For modern readers, such as Ginzburg himself, coming across Menocchio’s heresy for the first time, his ideas seem inaccessible and imperceptible. However, as Ginzburg’s key metaphor suggests, this problem can be easily remedied by reading the texts from Menocchio’s perspective. Ginzburg’s quest to decode this cultural filter is thus one of cultural empathy spanning centuries. Though both modern readers and the inquisitors struggle to understand his strange words, Ginzburg and his audience lend Menocchio compassion by attempting to understand in a way the inquisitors did not.

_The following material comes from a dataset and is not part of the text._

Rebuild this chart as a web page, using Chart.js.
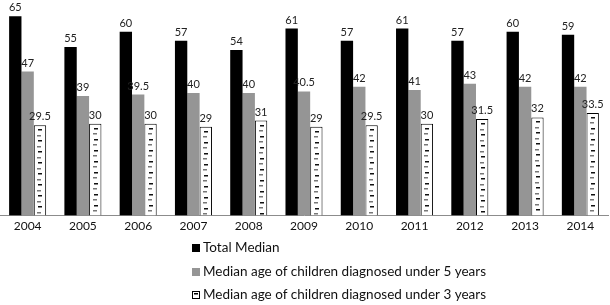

Conversely, Ginzburg also accounts for the cultural biases that modern readers bring to their encounter with Menocchio’s words. In the approximately four centuries since Menocchio was executed, layers of meaning have been added to words and phrases in the popular vernacular. “New world” is the clearest example of one such phrase explored in the book, as Ginzburg argues that its modern geographic connotation did not exist when Menocchio used it (77). Ginzburg thus serves as the translator of two cultural language filters: that of the 16th-century miller and that of the modern reader.
Once again, although this analytical thread takes place on a tiny scale, it has massive implications for the field of history as a whole. As historians increasingly take up the challenge of considering how general populations interacted with written materials across both geography and time, Ginzburg’s argument suggests that they must consider class as an essential aspect of reception. Not only that, they must also attempt to account for how such popular filters would have manifested in the class relations of various societies. In the case of 16th-century Friulia, Ginzburg finds that Menocchio’s misinterpretations were simultaneously generative and destructive: His readings empowered him to formulate an entire religious belief system, but they also led to his eventual demise at the hands of the Inquisition. As such, Ginzburg’s analysis also points to the social reverberations that can be produced through the simple act of reading.